» Task prompt: Transcribe all of the data exactly. Omit the pictures.

» Available data:
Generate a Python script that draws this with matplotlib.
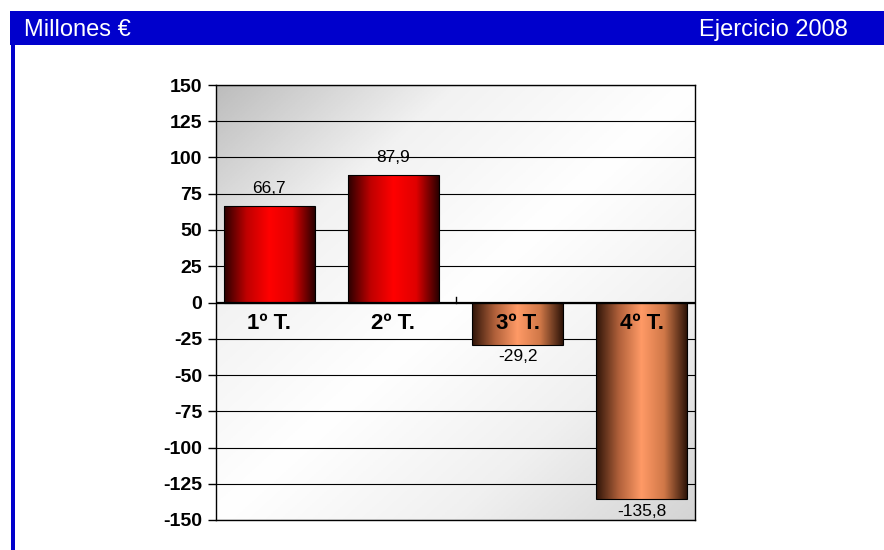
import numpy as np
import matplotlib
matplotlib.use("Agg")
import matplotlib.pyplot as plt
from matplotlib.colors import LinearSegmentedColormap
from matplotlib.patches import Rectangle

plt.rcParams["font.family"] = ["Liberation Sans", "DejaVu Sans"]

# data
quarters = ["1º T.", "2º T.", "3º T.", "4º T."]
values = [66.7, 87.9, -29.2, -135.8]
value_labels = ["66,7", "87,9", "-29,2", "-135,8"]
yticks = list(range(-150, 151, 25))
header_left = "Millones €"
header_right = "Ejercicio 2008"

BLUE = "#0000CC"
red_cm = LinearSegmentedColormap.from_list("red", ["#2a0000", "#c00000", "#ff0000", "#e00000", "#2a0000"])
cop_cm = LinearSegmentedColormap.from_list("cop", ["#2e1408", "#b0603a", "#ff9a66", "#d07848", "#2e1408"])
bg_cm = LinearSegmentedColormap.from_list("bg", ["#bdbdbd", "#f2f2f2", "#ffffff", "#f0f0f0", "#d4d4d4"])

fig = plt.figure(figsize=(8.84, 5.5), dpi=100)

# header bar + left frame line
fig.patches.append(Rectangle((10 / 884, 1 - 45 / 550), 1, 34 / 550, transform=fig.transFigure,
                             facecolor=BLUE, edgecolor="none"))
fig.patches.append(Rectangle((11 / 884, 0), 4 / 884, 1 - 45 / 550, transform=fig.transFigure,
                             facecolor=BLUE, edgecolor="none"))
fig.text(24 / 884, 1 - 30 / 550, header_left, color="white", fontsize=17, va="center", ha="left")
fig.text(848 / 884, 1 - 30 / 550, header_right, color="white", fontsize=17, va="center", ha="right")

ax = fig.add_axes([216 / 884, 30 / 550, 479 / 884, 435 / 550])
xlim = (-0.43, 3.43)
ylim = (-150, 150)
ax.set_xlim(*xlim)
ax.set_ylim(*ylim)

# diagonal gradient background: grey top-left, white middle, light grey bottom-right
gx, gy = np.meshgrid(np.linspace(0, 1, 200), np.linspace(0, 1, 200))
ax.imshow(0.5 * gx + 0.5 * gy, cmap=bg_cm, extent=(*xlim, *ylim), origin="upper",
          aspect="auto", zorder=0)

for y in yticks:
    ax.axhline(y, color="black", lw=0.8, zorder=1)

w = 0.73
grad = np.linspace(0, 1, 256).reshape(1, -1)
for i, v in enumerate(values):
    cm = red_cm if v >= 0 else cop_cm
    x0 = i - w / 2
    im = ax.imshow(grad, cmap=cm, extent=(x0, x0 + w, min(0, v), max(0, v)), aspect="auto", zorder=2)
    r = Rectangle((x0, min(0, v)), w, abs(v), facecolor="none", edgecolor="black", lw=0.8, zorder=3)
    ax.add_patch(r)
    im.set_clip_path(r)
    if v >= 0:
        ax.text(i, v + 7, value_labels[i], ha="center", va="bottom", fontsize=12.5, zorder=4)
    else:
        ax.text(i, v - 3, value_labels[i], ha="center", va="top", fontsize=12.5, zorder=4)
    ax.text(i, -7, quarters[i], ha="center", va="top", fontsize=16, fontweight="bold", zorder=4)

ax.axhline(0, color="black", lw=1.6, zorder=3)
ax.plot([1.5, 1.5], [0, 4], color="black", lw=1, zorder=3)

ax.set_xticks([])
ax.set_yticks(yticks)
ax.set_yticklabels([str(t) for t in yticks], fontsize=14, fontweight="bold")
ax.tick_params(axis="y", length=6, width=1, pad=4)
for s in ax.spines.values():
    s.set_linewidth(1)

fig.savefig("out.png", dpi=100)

» Solution for this problem:
Generate a Python script that draws this with matplotlib.
import numpy as np
import matplotlib
matplotlib.use("Agg")
import matplotlib.pyplot as plt
from matplotlib.colors import LinearSegmentedColormap
from matplotlib.patches import Rectangle

plt.rcParams["font.family"] = ["Liberation Sans", "DejaVu Sans"]

# data
quarters = ["1º T.", "2º T.", "3º T.", "4º T."]
values = [66.7, 87.9, -29.2, -135.8]
value_labels = ["66,7", "87,9", "-29,2", "-135,8"]
yticks = list(range(-150, 151, 25))
header_left = "Millones €"
header_right = "Ejercicio 2008"

BLUE = "#0000CC"
red_cm = LinearSegmentedColormap.from_list("red", ["#2a0000", "#c00000", "#ff0000", "#e00000", "#2a0000"])
cop_cm = LinearSegmentedColormap.from_list("cop", ["#2e1408", "#b0603a", "#ff9a66", "#d07848", "#2e1408"])
bg_cm = LinearSegmentedColormap.from_list("bg", ["#bdbdbd", "#f2f2f2", "#ffffff", "#f0f0f0", "#d4d4d4"])

fig = plt.figure(figsize=(8.84, 5.5), dpi=100)

# header bar + left frame line
fig.patches.append(Rectangle((10 / 884, 1 - 45 / 550), 1, 34 / 550, transform=fig.transFigure,
                             facecolor=BLUE, edgecolor="none"))
fig.patches.append(Rectangle((11 / 884, 0), 4 / 884, 1 - 45 / 550, transform=fig.transFigure,
                             facecolor=BLUE, edgecolor="none"))
fig.text(24 / 884, 1 - 30 / 550, header_left, color="white", fontsize=17, va="center", ha="left")
fig.text(848 / 884, 1 - 30 / 550, header_right, color="white", fontsize=17, va="center", ha="right")

ax = fig.add_axes([216 / 884, 30 / 550, 479 / 884, 435 / 550])
xlim = (-0.43, 3.43)
ylim = (-150, 150)
ax.set_xlim(*xlim)
ax.set_ylim(*ylim)

# diagonal gradient background: grey top-left, white middle, light grey bottom-right
gx, gy = np.meshgrid(np.linspace(0, 1, 200), np.linspace(0, 1, 200))
ax.imshow(0.5 * gx + 0.5 * gy, cmap=bg_cm, extent=(*xlim, *ylim), origin="upper",
          aspect="auto", zorder=0)

for y in yticks:
    ax.axhline(y, color="black", lw=0.8, zorder=1)

w = 0.73
grad = np.linspace(0, 1, 256).reshape(1, -1)
for i, v in enumerate(values):
    cm = red_cm if v >= 0 else cop_cm
    x0 = i - w / 2
    im = ax.imshow(grad, cmap=cm, extent=(x0, x0 + w, min(0, v), max(0, v)), aspect="auto", zorder=2)
    r = Rectangle((x0, min(0, v)), w, abs(v), facecolor="none", edgecolor="black", lw=0.8, zorder=3)
    ax.add_patch(r)
    im.set_clip_path(r)
    if v >= 0:
        ax.text(i, v + 7, value_labels[i], ha="center", va="bottom", fontsize=12.5, zorder=4)
    else:
        ax.text(i, v - 3, value_labels[i], ha="center", va="top", fontsize=12.5, zorder=4)
    ax.text(i, -7, quarters[i], ha="center", va="top", fontsize=16, fontweight="bold", zorder=4)

ax.axhline(0, color="black", lw=1.6, zorder=3)
ax.plot([1.5, 1.5], [0, 4], color="black", lw=1, zorder=3)

ax.set_xticks([])
ax.set_yticks(yticks)
ax.set_yticklabels([str(t) for t in yticks], fontsize=14, fontweight="bold")
ax.tick_params(axis="y", length=6, width=1, pad=4)
for s in ax.spines.values():
    s.set_linewidth(1)

fig.savefig("out.png", dpi=100)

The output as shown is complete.